Rows from a dataset of charts and code
****************
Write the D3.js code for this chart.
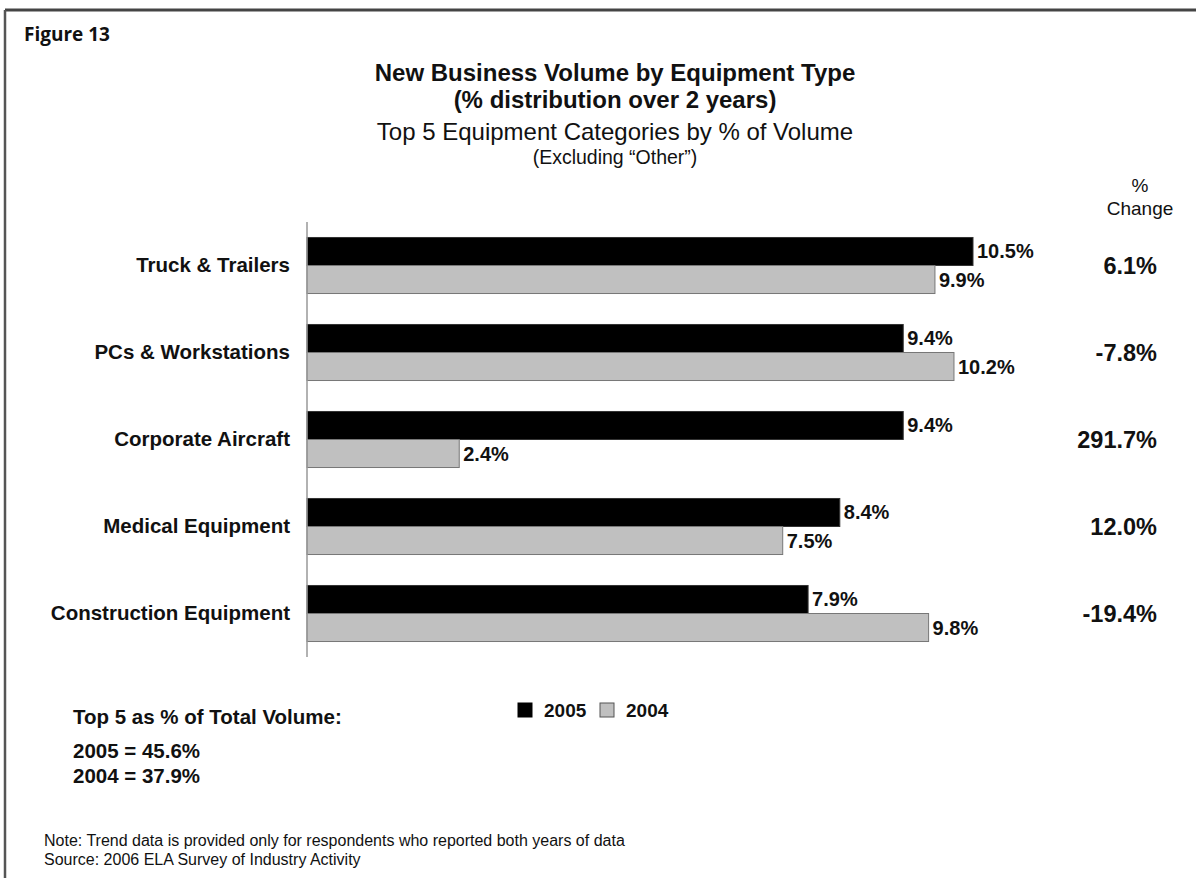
<!DOCTYPE html>
<html>
<head>
<meta charset="utf-8">
<script src="https://cdn.jsdelivr.net/npm/d3@7"></script>
<style>
  html, body { margin: 0; padding: 0; background: #fff; }
  svg { display: block; }
  text { font-family: "Liberation Sans", Arial, sans-serif; fill: #111; }
</style>
</head>
<body>
<svg id="chart" width="1196" height="878"></svg>
<script>
// Equipment categories and their share of new business volume (%)
const categories = ["Truck & Trailers", "PCs & Workstations", "Corporate Aircraft", "Medical Equipment", "Construction Equipment"];
const values2005 = [10.5, 9.4, 9.4, 8.4, 7.9];
const values2004 = [9.9, 10.2, 2.4, 7.5, 9.8];
const pctChange = ["6.1%", "-7.8%", "291.7%", "12.0%", "-19.4%"];
const seriesNames = ["2005", "2004"];
const seriesColors = ["#000000", "#c0c0c0"];
const totalsLines = ["2005 = 45.6%", "2004 = 37.9%"];

const svg = d3.select("#chart");

// Frame (top and left rules)
svg.append("line").attr("x1", 5).attr("x2", 1196).attr("y1", 10).attr("y2", 10)
  .attr("stroke", "#444").attr("stroke-width", 3);
svg.append("line").attr("x1", 5).attr("x2", 5).attr("y1", 10).attr("y2", 878)
  .attr("stroke", "#555").attr("stroke-width", 2.5);

svg.append("text").attr("x", 24).attr("y", 41)
  .style("font-family", "'Open Sans', sans-serif").style("font-weight", 700).style("font-size", "19px")
  .text("Figure 13");

// Titles
const cx = 615;
svg.append("text").attr("x", cx).attr("y", 81).attr("text-anchor", "middle")
  .style("font-weight", 700).style("font-size", "24px")
  .text("New Business Volume by Equipment Type");
svg.append("text").attr("x", cx).attr("y", 108).attr("text-anchor", "middle")
  .style("font-weight", 700).style("font-size", "24px")
  .text("(% distribution over 2 years)");
svg.append("text").attr("x", cx).attr("y", 140).attr("text-anchor", "middle")
  .style("font-size", "24px")
  .text("Top 5 Equipment Categories by % of Volume");
svg.append("text").attr("x", cx).attr("y", 164).attr("text-anchor", "middle")
  .style("font-size", "19.5px")
  .text("(Excluding \u201COther\u201D)");

// % Change header
svg.append("text").attr("x", 1140).attr("y", 192).attr("text-anchor", "middle")
  .style("font-size", "19px").text("%");
svg.append("text").attr("x", 1140).attr("y", 215).attr("text-anchor", "middle")
  .style("font-size", "19px").text("Change");

// Scales
const x0 = 307;
const x = d3.scaleLinear().domain([0, 10.5]).range([x0, 973]);
const y = d3.scaleBand().domain(categories).range([222, 657]).paddingInner(0.356).paddingOuter(0.178);
const sub = d3.scaleBand().domain(seriesNames).range([0, y.bandwidth()]);

// Bars
const rows = categories.map((c, i) => ({ cat: c, vals: [values2005[i], values2004[i]], change: pctChange[i] }));

const groups = svg.selectAll("g.row").data(rows).join("g")
  .attr("class", "row")
  .attr("transform", d => `translate(0,${y(d.cat)})`);

groups.selectAll("rect").data(d => d.vals.map((v, k) => ({ v, k }))).join("rect")
  .attr("x", x(0))
  .attr("y", d => sub(seriesNames[d.k]))
  .attr("width", d => x(d.v) - x(0))
  .attr("height", sub.bandwidth())
  .attr("fill", d => seriesColors[d.k])
  .attr("stroke", d => d.k === 0 ? "#333" : "#777")
  .attr("stroke-width", 1);

groups.selectAll("text.val").data(d => d.vals.map((v, k) => ({ v, k }))).join("text")
  .attr("class", "val")
  .attr("x", d => x(d.v) + 4)
  .attr("y", d => sub(seriesNames[d.k]) + sub.bandwidth() / 2 + 7)
  .style("font-weight", 700).style("font-size", "20px")
  .text(d => d.v.toFixed(1) + "%");

// Category labels
groups.append("text")
  .attr("x", 290).attr("y", y.bandwidth() / 2 + 7)
  .attr("text-anchor", "end")
  .style("font-weight", 700).style("font-size", "20.5px")
  .text(d => d.cat);

// % change column
groups.append("text")
  .attr("x", 1157).attr("y", y.bandwidth() / 2 + 9)
  .attr("text-anchor", "end")
  .style("font-weight", 700).style("font-size", "23.5px")
  .text(d => d.change);

// Category axis line
svg.append("line").attr("x1", x0).attr("x2", x0).attr("y1", 222).attr("y2", 657)
  .attr("stroke", "#999").attr("stroke-width", 1.5);

// Legend
const legend = svg.append("g").attr("transform", "translate(518,703)");
const legendX = [0, 82];
seriesNames.forEach((name, k) => {
  legend.append("rect").attr("x", legendX[k]).attr("y", 0).attr("width", 14).attr("height", 14)
    .attr("fill", seriesColors[k]).attr("stroke", k === 0 ? "#000" : "#555").attr("stroke-width", 1);
  legend.append("text").attr("x", legendX[k] + 26).attr("y", 14)
    .style("font-weight", 700).style("font-size", "19px").text(name);
});

// Totals block
svg.append("text").attr("x", 73).attr("y", 724)
  .style("font-weight", 700).style("font-size", "20.5px")
  .text("Top 5 as % of Total Volume:");
totalsLines.forEach((t, i) => {
  svg.append("text").attr("x", 73).attr("y", 758 + i * 25)
    .style("font-weight", 700).style("font-size", "20.5px").text(t);
});

// Footnotes
svg.append("text").attr("x", 44).attr("y", 846).style("font-size", "16px")
  .text("Note: Trend data is provided only for respondents who reported both years of data");
svg.append("text").attr("x", 44).attr("y", 865).style("font-size", "16px")
  .text("Source: 2006 ELA Survey of Industry Activity");
</script>
</body>
</html>
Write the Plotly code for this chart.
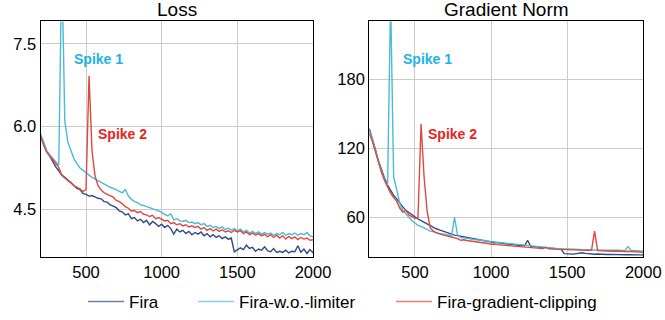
import plotly.graph_objects as go

steps = list(range(200, 2001, 20))

loss_fira = [5.85, 5.68, 5.55, 5.47, 5.36, 5.27, 5.20, 5.12, 5.08, 5.03, 4.98, 4.93, 4.88, 4.86, 4.79, 4.77,
             4.74, 4.75, 4.72, 4.70, 4.69, 4.64, 4.63, 4.58, 4.56, 4.53, 4.47, 4.45, 4.40, 4.42, 4.33, 4.35,
             4.29, 4.32, 4.26, 4.30, 4.22, 4.28, 4.24, 4.19, 4.23, 4.17, 4.21, 4.15, 4.05, 4.14, 4.09, 4.12,
             4.06, 4.10, 4.04, 4.08, 4.05, 4.09, 4.02, 4.06, 4.00, 4.04, 3.99, 4.02, 3.97, 4.00, 3.96, 3.98,
             3.73, 3.76, 3.80, 3.77, 3.85, 3.79, 3.81, 3.74, 3.78, 3.76, 3.82, 3.75, 3.73, 3.79, 3.72, 3.74,
             3.72, 3.76, 3.71, 3.74, 3.73, 3.84, 3.72, 3.78, 3.70, 3.77, 3.71]
loss_nolimiter = [5.86, 5.70, 5.57, 5.49, 5.42, 5.37, 5.30, 9.00, 6.10, 5.72, 5.56, 5.42, 5.33, 5.25, 5.21, 5.16,
                  5.12, 5.08, 5.05, 5.01, 4.99, 4.95, 4.92, 4.90, 4.88, 4.85, 4.82, 4.80, 4.86, 4.74, 4.68, 4.64,
                  4.62, 4.58, 4.57, 4.55, 4.52, 4.50, 4.49, 4.46, 4.45, 4.41, 4.38, 4.42, 4.31, 4.33, 4.29, 4.28,
                  4.30, 4.26, 4.27, 4.24, 4.26, 4.22, 4.24, 4.19, 4.21, 4.17, 4.19, 4.15, 4.18, 4.13, 4.16, 4.12,
                  4.15, 4.11, 4.14, 4.09, 4.12, 4.07, 4.10, 4.06, 4.09, 4.05, 4.08, 4.05, 4.07, 4.03, 4.06, 4.04,
                  4.08, 4.03, 4.06, 4.04, 4.07, 4.03, 4.06, 4.04, 4.08, 4.02, 4.00]
loss_clip = [5.83, 5.66, 5.54, 5.46, 5.40, 5.33, 5.26, 5.12, 5.07, 5.02, 4.99, 4.93, 4.90, 4.87, 4.82, 4.86,
             6.92, 5.55, 5.10, 4.93, 4.85, 4.80, 4.77, 4.74, 4.72, 4.66, 4.64, 4.60, 4.55, 4.52, 4.47, 4.48,
             4.44, 4.46, 4.41, 4.40, 4.37, 4.39, 4.33, 4.35, 4.32, 4.29, 4.30, 4.24, 4.26, 4.22, 4.24, 4.20,
             4.22, 4.18, 4.20, 4.17, 4.19, 4.14, 4.17, 4.12, 4.15, 4.11, 4.14, 4.10, 4.13, 4.09, 4.11, 4.08,
             4.12, 4.09, 4.11, 4.06, 4.09, 4.04, 4.07, 4.03, 4.06, 4.02, 4.05, 4.00, 4.04, 3.99, 4.03, 3.98,
             4.02, 3.96, 4.01, 3.97, 4.00, 3.95, 3.99, 3.96, 3.98, 3.94, 3.95]

gn_fira = [137, 129, 119, 109, 101, 94, 88, 83, 79, 76, 72, 69, 66, 64, 62, 60,
           58.5, 57, 55.5, 54, 52.5, 51, 50, 49, 48, 47, 46, 45.5, 44.5, 44, 43.5, 42.5,
           42, 41.5, 41, 40.5, 40, 39.8, 39.3, 38.8, 38.5, 38.2, 37.8, 37.5, 37.2, 37, 36.6, 36.3,
           36, 35.7, 35.4, 35.2, 40, 34.8, 34.5, 34.2, 34, 33.7, 33.5, 33.2, 33, 32.8, 32.5, 32.3,
           28.4, 28.2, 28.3, 28, 28.4, 28.8, 29.2, 28.6, 28.2, 28, 27.9, 28.1, 27.8, 27.9, 27.7, 27.8,
           27.6, 27.7, 27.5, 27.6, 27.4, 27.5, 27.3, 27.4, 27.2, 27.3, 27.2]
gn_nolimiter = [135, 128, 118, 108, 100, 93, 87, 250, 95, 84, 72, 66, 63, 60, 57, 55,
                53, 52, 50.5, 49.5, 48, 47.5, 46.5, 46, 45.5, 45, 44.5, 44, 60, 44, 42.5, 42,
                41.8, 41.2, 41, 40.5, 40.2, 40, 39.6, 39.3, 39, 38.6, 38.3, 38, 37.6, 37.3, 37, 36.6,
                36.4, 36, 35.8, 35.5, 35.2, 35, 34.6, 34.4, 34.2, 34, 33.6, 33.4, 33.2, 33, 32.8, 32.6,
                32.6, 32.4, 32.2, 32, 32.2, 32, 31.8, 32, 31.8, 31.6, 31.8, 31.5, 31.6, 31.4, 31.5, 31.3,
                31.4, 31.2, 31.3, 31.1, 31.2, 34.5, 31, 31.1, 30.8, 30.7, 30.5]
gn_clip = [133, 126, 117, 107, 99, 92, 86, 81, 77, 74, 68, 64.5, 66, 62, 60.5, 59,
           60, 141, 95, 65, 51, 48, 46.5, 45.5, 44.5, 44, 43.5, 42.8, 42, 41.5, 40, 40.5,
           39.8, 39.5, 39, 38.6, 38.3, 38, 37.6, 37.2, 36.5, 36.8, 36.2, 36, 35.7, 35.4, 35.2, 35,
           34.6, 34.5, 34.2, 34, 33.8, 33.5, 33.3, 33.1, 33, 32.8, 34, 32.5, 32.3, 32.2, 32, 31.9,
           31.8, 31.6, 31.5, 31.4, 31.6, 31.2, 31.4, 31.1, 31.2, 31.5, 48, 31, 30.8, 31, 30.6, 30.8,
           30.5, 30.7, 30.4, 30.6, 30.3, 30.5, 30.2, 30.1, 30, 29.8, 29.5]

series_names = ["Fira", "Fira-w.o.-limiter", "Fira-gradient-clipping"]
series_colors = ["#2f4a8a", "#4cbad8", "#e2473c"]
legend_colors = ["rgba(47,74,138,0.7)", "rgba(76,186,216,0.7)", "rgba(226,71,60,0.7)"]
titles = ["Loss", "Gradient Norm"]
x_ticks = [500, 1000, 1500, 2000]
loss_ticks = [4.5, 6.0, 7.5]
gn_ticks = [60, 120, 180]

FONT = "Liberation Sans, Arial, sans-serif"
W, H = 665, 320

fig = go.Figure()
loss_series = [loss_fira, loss_nolimiter, loss_clip]
gn_series = [gn_fira, gn_nolimiter, gn_clip]
for i, (name, col) in enumerate(zip(series_names, series_colors)):
    fig.add_trace(go.Scatter(x=steps, y=loss_series[i], mode="lines", name=name,
                             line=dict(color=col, width=1.4), xaxis="x", yaxis="y",
                             showlegend=False))
for i, (name, col) in enumerate(zip(series_names, series_colors)):
    fig.add_trace(go.Scatter(x=steps, y=gn_series[i], mode="lines", name=name,
                             line=dict(color=col, width=1.4), xaxis="x2", yaxis="y2",
                             showlegend=False))
# legend entries (one legend box per series so spacing can match)
legend_ids = ["legend", "legend2", "legend3"]
for i, name in enumerate(series_names):
    fig.add_trace(go.Scatter(x=[None], y=[None], mode="lines", name=name,
                             line=dict(color=legend_colors[i], width=1.4), xaxis="x", yaxis="y",
                             showlegend=True, legend=legend_ids[i]))

ydom = [(H - 259.3) / H, (H - 21.7) / H]
xdom1 = [40.6 / W, 313.0 / W]
xdom2 = [369.3 / W, 643.3 / W]

axis_common = dict(showline=True, mirror=True, linecolor="black", linewidth=1.2,
                   showgrid=True, gridcolor="#cccccc", gridwidth=1, ticks="",
                   zeroline=False, tickfont=dict(family=FONT, size=16.5, color="black"))

legend_x_px = [83, 193, 391]
leg_common = dict(orientation="h", xanchor="left", y=(H - 305) / H, yanchor="middle",
                  font=dict(family=FONT, size=17, color="black"), bgcolor="rgba(0,0,0,0)",
                  itemwidth=36, borderwidth=0)

fig.update_layout(
    template="none",
    width=W, height=H,
    margin=dict(l=0, r=0, t=0, b=0),
    paper_bgcolor="white", plot_bgcolor="white",
    font=dict(family=FONT, color="black"),
    xaxis=dict(domain=xdom1, range=[200, 2000], tickvals=x_ticks, anchor="y", **axis_common),
    yaxis=dict(domain=ydom, range=[3.638, 7.906], tickvals=loss_ticks, tickformat=".1f",
               anchor="x", **axis_common),
    xaxis2=dict(domain=xdom2, range=[200, 2000], tickvals=x_ticks, anchor="y2", **axis_common),
    yaxis2=dict(domain=ydom, range=[25.6, 230], tickvals=gn_ticks, anchor="x2", **axis_common),
    showlegend=True,
    legend=dict(x=legend_x_px[0] / W, **leg_common),
    legend2=dict(x=legend_x_px[1] / W, **leg_common),
    legend3=dict(x=legend_x_px[2] / W, **leg_common),
)

annos = []
annos.append(dict(text=titles[0], xref="paper", yref="paper", x=(xdom1[0] + xdom1[1]) / 2,
                  y=(H - 10) / H, xanchor="center", yanchor="middle", showarrow=False,
                  font=dict(family=FONT, size=19, color="black")))
annos.append(dict(text=titles[1], xref="paper", yref="paper", x=(xdom2[0] + xdom2[1]) / 2,
                  y=(H - 10) / H, xanchor="center", yanchor="middle", showarrow=False,
                  font=dict(family=FONT, size=19, color="black")))
spike_blue = "#1bb3e9"
spike_red = "#e8241c"
annos += [
    dict(text="<b>Spike 1</b>", x=405, y=7.22, xref="x", yref="y", xanchor="left", yanchor="middle",
         showarrow=False, font=dict(family=FONT, size=14, color=spike_blue)),
    dict(text="<b>Spike 2</b>", x=566, y=5.87, xref="x", yref="y", xanchor="left", yanchor="middle",
         showarrow=False, font=dict(family=FONT, size=14, color=spike_red)),
    dict(text="<b>Spike 1</b>", x=408, y=197, xref="x2", yref="y2", xanchor="left", yanchor="middle",
         showarrow=False, font=dict(family=FONT, size=14, color=spike_blue)),
    dict(text="<b>Spike 2</b>", x=570, y=132, xref="x2", yref="y2", xanchor="left", yanchor="middle",
         showarrow=False, font=dict(family=FONT, size=14, color=spike_red)),
]
fig.update_layout(annotations=annos)

fig.write_html("out.html")
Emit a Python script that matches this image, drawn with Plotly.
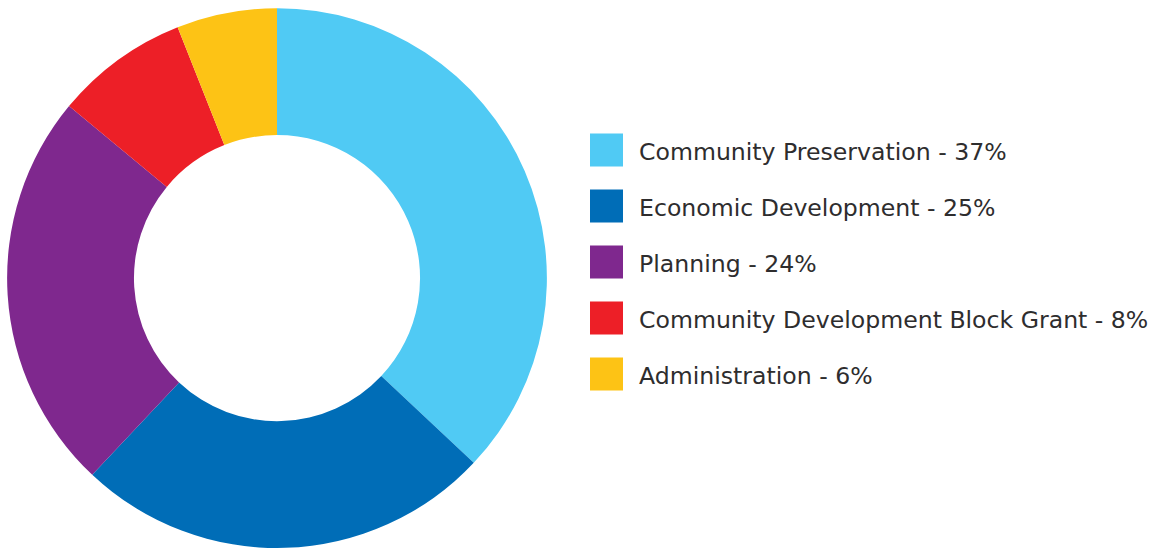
****************
- [WHAT NEEDS TO BE DONE]: From the records above, copy exactly the lines starting at the one with "Write the Plotly code for this chart." and ending at the one with "steps = list(range(200, 2001, 20))", and no others. Pictures stay out.

- [WRITTEN RESPONSE]:
Write the Plotly code for this chart.
import plotly.graph_objects as go

steps = list(range(200, 2001, 20))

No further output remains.